Several markers can be used to evaluate the success of your offline training. Most immediate is the evaluation of errors as assessed throughout training on the DFT frames being used. Also immediately available are the hyperparameters, which are based in physical units and should make sense numerically (energy, force, and stress noises relative to the the actual energy, force, and stress lables). The user can also generate more in-depth analyses, e.g., parity plots of energies, forces, and stresses.
Production MD Simulations using a FLARE ML-FF
- Which MD engines is FLARE compatible?
We commonly employ our trained FLARE models in LAMMPs and the ASE md engines.
- How do I know that my model is performing well?
Without diving into system-specific benchmarks that can be done, we recommend using the uncertainty quantification capabilities of FLARE to determine whether your MD simulation is operating within the domains of the training set. Example scripts for the quantification of uncertianty can be found elsewhere in this repository.
- Why is my simulation misbehaving?
Several parameters can influence the success of the MD simulations that are run after building your FLARE model. It is important to first check that the species match the order that is present in the lammps coefficient file, and that their masses are assigned appropriately. - If non-physical environments appear in your simulation (either by visual inspection or via uncertainty analysis), several tricks can be implemented to fix this.
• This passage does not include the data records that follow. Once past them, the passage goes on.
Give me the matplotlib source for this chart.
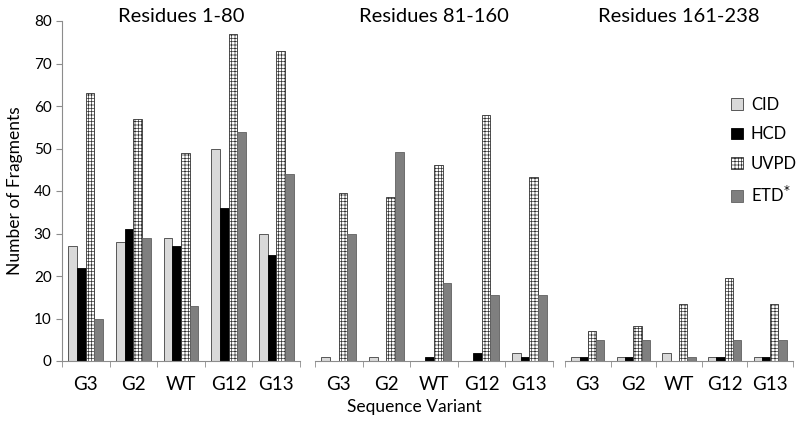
import numpy as np
import matplotlib.pyplot as plt

# =========================
# Data
# =========================
variants = ["G3", "G2", "WT", "G12", "G13"]
methods = ["CID", "HCD", "UVPD", "ETD$^{*}$"]
titles = ["Residues 1-80", "Residues 81-160", "Residues 161-238"]

cid_1 = [27, 28, 29, 50, 30]
hcd_1 = [22, 31, 27, 36, 25]
uvpd_1 = [63, 57, 49, 77, 73]
etd_1 = [10, 29, 13, 54, 44]

cid_2 = [1, 1, 0, 0, 2]
hcd_2 = [0, 0, 1, 2, 1]
uvpd_2 = [39.5, 38.5, 46.2, 57.8, 43.3]
etd_2 = [29.9, 49.2, 18.4, 15.5, 15.5]

cid_3 = [1, 1, 2, 1, 1]
hcd_3 = [1, 1, 0, 1, 1]
uvpd_3 = [7.1, 8.2, 13.3, 19.6, 13.3]
etd_3 = [5, 5, 1, 5, 5]

panels = [
    [cid_1, hcd_1, uvpd_1, etd_1],
    [cid_2, hcd_2, uvpd_2, etd_2],
    [cid_3, hcd_3, uvpd_3, etd_3],
]

# =========================
# Style
# =========================
plt.rcParams["font.family"] = ["Lato", "DejaVu Sans"]
plt.rcParams["hatch.linewidth"] = 0.5

faces = ["#d9d9d9", "black", "white", "#7f7f7f"]
edges = ["#404040", "black", "#303030", "#606060"]
hatches = [None, None, "+++++", None]
axis_gray = "#8c8c8c"

fig = plt.figure(figsize=(7.99, 4.22), dpi=100)

W, H = 799, 422
boxes = [(62, 300), (315, 553), (565, 793)]
bottom_px, top_px = 361, 21

x = np.arange(len(variants))
w = 0.182
offsets = (np.arange(4) - 1.5) * w

handles = []
for i, (x0, x1) in enumerate(boxes):
    ax = fig.add_axes([x0 / W, 1 - bottom_px / H, (x1 - x0) / W, (bottom_px - top_px) / H])
    for j, vals in enumerate(panels[i]):
        b = ax.bar(x + offsets[j], vals, w, color=faces[j], edgecolor=edges[j],
                   linewidth=0.6, hatch=hatches[j], label=methods[j])
        if i == 0:
            handles.append(b)

    ax.set_xlim(-0.5, 4.5)
    ax.set_ylim(0, 80)
    ax.set_xticks(x)
    ax.set_xticklabels(variants, fontsize=13.5)
    ax.set_xticks(np.arange(-0.5, 5, 1), minor=True)
    ax.tick_params(axis="x", which="major", length=0, pad=11)
    ax.tick_params(axis="x", which="minor", length=4, color=axis_gray, direction="out")

    for s in ["top", "right"]:
        ax.spines[s].set_visible(False)
    ax.spines["bottom"].set_color(axis_gray)

    if i == 0:
        ax.set_yticks(np.arange(0, 81, 10))
        ax.tick_params(axis="y", labelsize=11, length=4, color=axis_gray)
        ax.spines["left"].set_color(axis_gray)
        ax.set_ylabel("Number of Fragments", fontsize=12.5, labelpad=8)
    else:
        ax.spines["left"].set_visible(False)
        ax.set_yticks([])

    fig.text((x0 + x1) / 2 / W, 1 - 22 / H, titles[i], ha="center", va="baseline",
             fontsize=14.5)

fig.text(414 / W, 1 - 407 / H, "Sequence Variant", ha="center", va="center", fontsize=12.5)

fig.legend(handles=handles, labels=methods, loc="upper left",
           bbox_to_anchor=(716 / W, 1 - 82 / H), frameon=False, fontsize=12,
           handlelength=0.7, handleheight=0.7, handletextpad=0.5, labelspacing=0.8)

plt.savefig("out.png", dpi=100)
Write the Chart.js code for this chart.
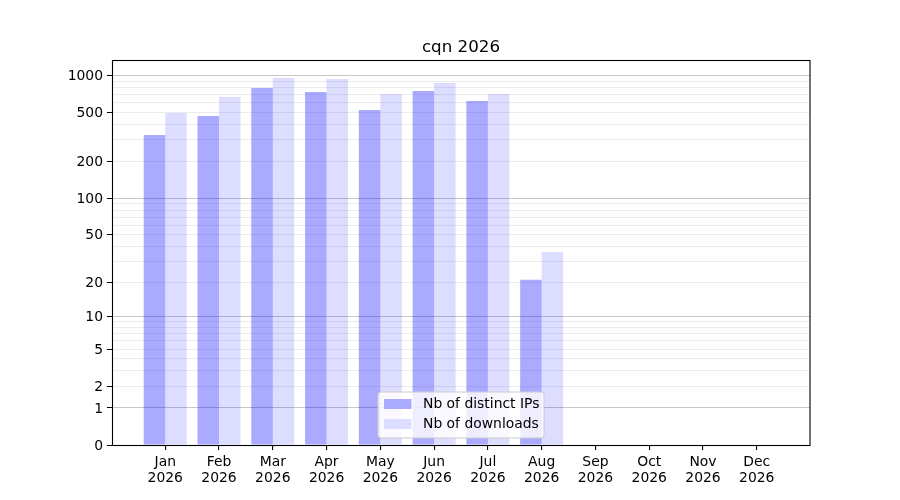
<!DOCTYPE html>
<html>
<head>
<meta charset="utf-8">
<script src="https://cdn.jsdelivr.net/npm/chart.js@4.4.1/dist/chart.umd.min.js"></script>
<style>
  html, body { margin: 0; padding: 0; background: #fff; }
  #wrap { width: 900px; height: 500px; position: relative; }
</style>
</head>
<body>
<div id="wrap"><canvas id="c"></canvas></div>
<script>
// ---- data ----
const TITLE = 'cqn 2026';
const YEAR = '2026';
const MONTHS = ['Jan','Feb','Mar','Apr','May','Jun','Jul','Aug','Sep','Oct','Nov','Dec'];
const DISTINCT_IPS = [329, 470, 794, 737, 526, 751, 623, 21, 0, 0, 0, 0];
const DOWNLOADS    = [497, 671, 958, 940, 710, 872, 710, 36, 0, 0, 0, 0];
const SERIES_NAMES = ['Nb of distinct IPs', 'Nb of downloads'];
const Y_LABELED = [0, 1, 2, 5, 10, 20, 50, 100, 200, 500, 1000];
const Y_MAJOR_GRID = [1, 10, 100, 1000];
const Y_MINOR = [2,3,4,5,6,7,8,9,20,30,40,50,60,70,80,90,200,300,400,500,600,700,800,900];
const Y_MAX = 1340;

// ---- custom log(1+x) scale ----
const tf = v => Math.log10(1 + Math.max(0, v));
const itf = t => Math.pow(10, t) - 1;
class Log1pScale extends Chart.LinearScale {
  buildTicks() {
    const vals = Array.from(new Set(Y_LABELED.concat(Y_MINOR))).sort((a,b)=>a-b);
    return vals.filter(v => v >= this.min && v <= this.max).map(v => ({ value: v }));
  }
  getPixelForValue(v) {
    const a = tf(this.min), b = tf(this.max);
    return this.getPixelForDecimal((tf(v) - a) / (b - a));
  }
  getValueForPixel(p) {
    const a = tf(this.min), b = tf(this.max);
    return itf(a + this.getDecimalForPixel(p) * (b - a));
  }
}
Log1pScale.id = 'log1p';
Log1pScale.defaults = Chart.LinearScale.defaults;
Chart.register(Log1pScale);

const FONT = { family: 'DejaVu Sans', size: 13.9 };
const COLORS = ['rgba(0,0,255,0.333)', 'rgba(0,0,255,0.135)'];

const framePlugin = {
  id: 'frameLegendTitle',
  afterDraw(chart) {
    const ctx = chart.ctx, a = chart.chartArea;
    ctx.save();
    // frame
    ctx.strokeStyle = '#000';
    ctx.lineWidth = 1.1;
    ctx.strokeRect(Math.round(a.left) + 0.5, Math.round(a.top) + 0.5,
                   Math.round(a.right - a.left) - 0.5, Math.round(a.bottom - a.top));
    // title
    ctx.fillStyle = '#000';
    ctx.font = '16.7px "DejaVu Sans"';
    ctx.textAlign = 'center';
    ctx.textBaseline = 'alphabetic';
    ctx.fillText(TITLE, (a.left + a.right) / 2, a.top - 8.5);
    // legend
    const lx = a.left + 266, ly = a.top + 332, lw = 166, lh = 46, r = 3;
    ctx.beginPath();
    ctx.moveTo(lx + r, ly);
    ctx.arcTo(lx + lw, ly, lx + lw, ly + lh, r);
    ctx.arcTo(lx + lw, ly + lh, lx, ly + lh, r);
    ctx.arcTo(lx, ly + lh, lx, ly, r);
    ctx.arcTo(lx, ly, lx + lw, ly, r);
    ctx.closePath();
    ctx.fillStyle = 'rgba(255,255,255,0.8)';
    ctx.fill();
    ctx.strokeStyle = '#cccccc';
    ctx.lineWidth = 1;
    ctx.stroke();
    ctx.font = '13.9px "DejaVu Sans"';
    ctx.textAlign = 'left';
    ctx.textBaseline = 'middle';
    SERIES_NAMES.forEach((name, i) => {
      const py = ly + 7 + i * 20;
      ctx.fillStyle = '#fff';
      ctx.fillRect(lx + 6, py, 27.5, 10);
      ctx.fillStyle = COLORS[i];
      ctx.fillRect(lx + 6, py, 27.5, 10);
      ctx.fillStyle = '#000';
      ctx.fillText(name, lx + 45, py + 5.5);
    });
    ctx.restore();
  }
};

new Chart(document.getElementById('c'), {
  type: 'bar',
  data: {
    datasets: [
      { label: SERIES_NAMES[0], data: DISTINCT_IPS.map((v, i) => ({ x: i, y: v })),
        backgroundColor: COLORS[0], borderWidth: 0, categoryPercentage: 0.8, barPercentage: 1.0 },
      { label: SERIES_NAMES[1], data: DOWNLOADS.map((v, i) => ({ x: i, y: v })),
        backgroundColor: COLORS[1], borderWidth: 0, categoryPercentage: 0.8, barPercentage: 1.0 }
    ]
  },
  options: {
    responsive: true,
    maintainAspectRatio: false,
    animation: false,
    devicePixelRatio: 1,
    layout: { padding: { left: 52, right: 90, top: 60, bottom: 0 } },
    plugins: { legend: { display: false }, title: { display: false }, tooltip: { enabled: false } },
    scales: {
      x: {
        type: 'linear',
        min: -0.99, max: 11.99,
        offset: false,
        afterBuildTicks(s) { s.ticks = MONTHS.map((_, i) => ({ value: i })); },
        afterFit(s) { s.height = 55; },
        border: { display: false },
        grid: { offset: false, drawOnChartArea: false, drawTicks: true, tickLength: 5, tickColor: '#000', color: '#000', lineWidth: 1.1 },
        ticks: {
          autoSkip: false, maxRotation: 0, minRotation: 0, padding: 4,
          color: '#000', font: Object.assign({ lineHeight: 1.17 }, FONT),
          callback: v => [MONTHS[v], YEAR]
        }
      },
      y: {
        type: 'log1p',
        min: 0, max: Y_MAX,
        afterFit(s) { s.width = 60; },
        border: { display: false },
        grid: {
          lineWidth: 1,
          tickLength: 5,
          color: c => {
            const v = c.tick ? c.tick.value : null;
            if (v === 0) return 'rgba(0,0,0,0)';
            return Y_MAJOR_GRID.includes(v) ? 'rgba(0,0,0,0.22)' : 'rgba(0,0,0,0.075)';
          },
          tickColor: c => (c.tick && Y_LABELED.includes(c.tick.value)) ? '#000' : 'rgba(0,0,0,0)'
        },
        ticks: {
          autoSkip: false, padding: 4, labelOffset: 1, color: '#000', font: FONT,
          callback: v => Y_LABELED.includes(v) ? String(v) : ''
        }
      }
    }
  },
  plugins: [framePlugin]
});
</script>
</body>
</html>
try reducing the timestep. An aggressive timestep can lead to errors in integration and prompt unphysical environments to appear.
toggle the thermostat damping factor (specific to the MD engine being used).
make sure that the initial structure is reasonable and not unreasonably high in energy or does not have high forces. (related to next point)
- If the temperature of the simulation is unreasonably high upon initialization:
(1) try relaxing the structure using built-in methods (e.g., conjugate gradient descent in LAMMPS) so that your initial structure has atoms in local energy minima. High energy initial structures can yield high forces, leading to temperature increasing drastically.